Cruz’s bizarre line of questioning didn’t stop there, though. He also asked a truly asinine question for Facebook’s opinion on Twitter CEO Jack Dorsey’s political opinions (seriously, you can’t make this shit up).
While we already knew Cruz was particularly preoccupied with Facebook’s alleged bias against conservatives, the senator used his written questions to ramble on about a number of other topics too.
To be clear, Cruz was far from the only senator to submit lengthy questions to Facebook, but his appeared to be less informed by Zuckerberg’s testimony as his desire to bait the company into providing answers that could fire up his conservative base.
He asked multiple question about Chick-fil-A and why specific conservative figures had posts referencing the fast food chain removed, as well as many questions about the political leanings of Facebook’s employees and whether or not said Facebook employees had accessed data on senators ahead of Zuckerberg’s testimony.

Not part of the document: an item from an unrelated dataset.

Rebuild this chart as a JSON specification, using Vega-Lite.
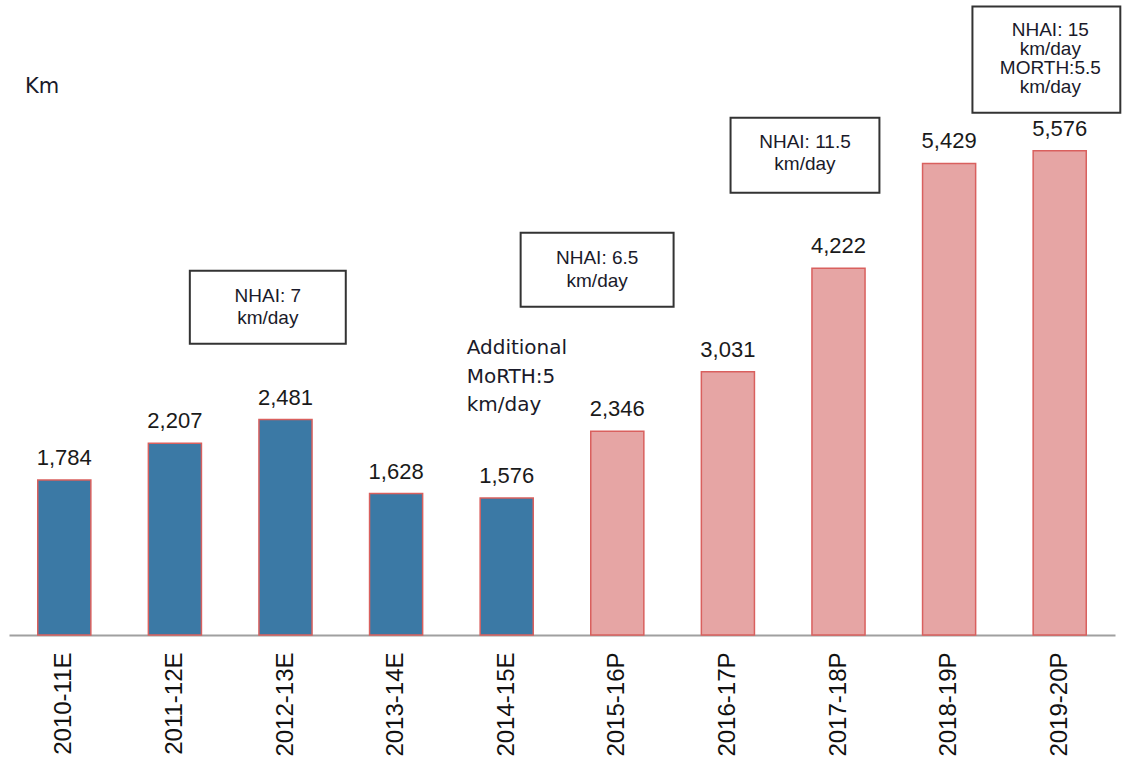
{
  "$schema": "https://vega.github.io/schema/vega-lite/v6.json",
  "autosize": "none",
  "width": 1106,
  "height": 608,
  "padding": {"left": 9, "top": 27, "right": 7, "bottom": 128},
  "background": "white",
  "config": {"view": {"stroke": null}},
  "resolve": {"scale": {"x": "independent"}},
  "layer": [
    {
      "data": {"values": [
        {"year": "2010-11E", "km": 1784, "type": "E"},
        {"year": "2011-12E", "km": 2207, "type": "E"},
        {"year": "2012-13E", "km": 2481, "type": "E"},
        {"year": "2013-14E", "km": 1628, "type": "E"},
        {"year": "2014-15E", "km": 1576, "type": "E"},
        {"year": "2015-16P", "km": 2346, "type": "P"},
        {"year": "2016-17P", "km": 3031, "type": "P"},
        {"year": "2017-18P", "km": 4222, "type": "P"},
        {"year": "2018-19P", "km": 5429, "type": "P"},
        {"year": "2019-20P", "km": 5576, "type": "P"}
      ]},
      "encoding": {
        "x": {"field": "year", "type": "nominal", "sort": null,
          "scale": {"paddingInner": 0.52, "paddingOuter": 0.26},
          "axis": {"title": null, "labelAngle": -90, "labelAlign": "right", "labelBaseline": "middle",
            "labelFont": "Liberation Sans", "labelFontSize": 24, "labelColor": "#111",
            "labelPadding": 17, "ticks": false, "domainColor": "#a0a0a0", "domainWidth": 2}},
        "y": {"field": "km", "type": "quantitative", "scale": {"domain": [0, 7000], "nice": false}, "axis": null}
      },
      "layer": [
        {
          "mark": {"type": "bar", "stroke": "#d9605e", "strokeWidth": 1.5},
          "encoding": {
            "color": {"field": "type", "type": "nominal", "scale": {"domain": ["E", "P"], "range": ["#3b79a5", "#e6a5a4"]}, "legend": null}
          }
        },
        {
          "mark": {"type": "text", "dy": -15, "baseline": "alphabetic", "font": "Liberation Sans", "fontSize": 22, "color": "#1a1a1a"},
          "encoding": {"text": {"field": "km", "type": "quantitative", "format": ",.0f"}}
        }
      ]
    },
    {
      "layer": [
        {
          "data": {"values": [
            {"u": 1.635, "u2": 3.045, "v": 4194, "v2": 3353},
            {"u": 4.626, "u2": 6.009, "v": 4631, "v2": 3779},
            {"u": 6.524, "u2": 7.870, "v": 5956, "v2": 5092},
            {"u": 8.711, "u2": 10.048, "v": 7235, "v2": 6014}
          ]},
          "mark": {"type": "rect", "fill": "white", "stroke": "#333", "strokeWidth": 2, "clip": false},
          "encoding": {
            "x": {"field": "u", "type": "quantitative", "scale": {"domain": [0, 10], "nice": false, "zero": false}, "axis": null},
            "x2": {"field": "u2"},
            "y": {"field": "v", "type": "quantitative", "scale": {"domain": [0, 7000], "nice": false}, "axis": null},
            "y2": {"field": "v2"}
          }
        },
        {
          "data": {"values": [
            {"u": 2.34, "v": 3903, "label": ["NHAI: 7", "km/day"]},
            {"u": 5.318, "v": 4340, "label": ["NHAI: 6.5", "km/day"]},
            {"u": 7.197, "v": 5676, "label": ["NHAI: 11.5", "km/day"]}
          ]},
          "mark": {"type": "text", "align": "center", "baseline": "middle", "lineHeight": 22.5, "font": "Liberation Sans", "fontSize": 19, "color": "#1a1a2a"},
          "encoding": {
            "x": {"field": "u", "type": "quantitative", "scale": {"domain": [0, 10], "nice": false, "zero": false}, "axis": null},
            "y": {"field": "v", "type": "quantitative", "scale": {"domain": [0, 7000], "nice": false}, "axis": null},
            "text": {"field": "label"}
          }
        },
        {
          "data": {"values": [
            {"u": 9.415, "v": 6965, "label": ["NHAI: 15", "km/day", "MORTH:5.5", "km/day"]}
          ]},
          "mark": {"type": "text", "align": "center", "baseline": "middle", "lineHeight": 19, "font": "Liberation Sans", "fontSize": 19, "color": "#1a1a2a"},
          "encoding": {
            "x": {"field": "u", "type": "quantitative", "scale": {"domain": [0, 10], "nice": false, "zero": false}, "axis": null},
            "y": {"field": "v", "type": "quantitative", "scale": {"domain": [0, 7000], "nice": false}, "axis": null},
            "text": {"field": "label"}
          }
        },
        {
          "data": {"values": [
            {"u": 4.138, "v": 3304, "label": ["Additional", "MoRTH:5", "km/day"], "size": 20},
            {"u": 0.145, "v": 6310, "label": ["Km"], "size": 21}
          ]},
          "mark": {"type": "text", "align": "left", "baseline": "middle", "lineHeight": 28.5, "font": "DejaVu Sans", "color": "#1a1a2a"},
          "encoding": {
            "x": {"field": "u", "type": "quantitative", "scale": {"domain": [0, 10], "nice": false, "zero": false}, "axis": null},
            "y": {"field": "v", "type": "quantitative", "scale": {"domain": [0, 7000], "nice": false}, "axis": null},
            "text": {"field": "label"},
            "size": {"field": "size", "type": "quantitative", "scale": null}
          }
        }
      ]
    }
  ]
}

At one point, the senator asked the company to asses 28 different statements, such as “black lives matter,” “the abortion of an unborn child is murder,” and “gender is a social construct,” and whether or not they’d be considered hate speech under company policies. (Facebook declined and instead again referred back to its earlier statement defining its hate speech policy.)
Did we mention both sets of questions — he submitted two sets as he serves on both the Judiciary and Commerce, Science, and Transportation Committees — were each preceded by a full page of instructions on how to answer? Yeah.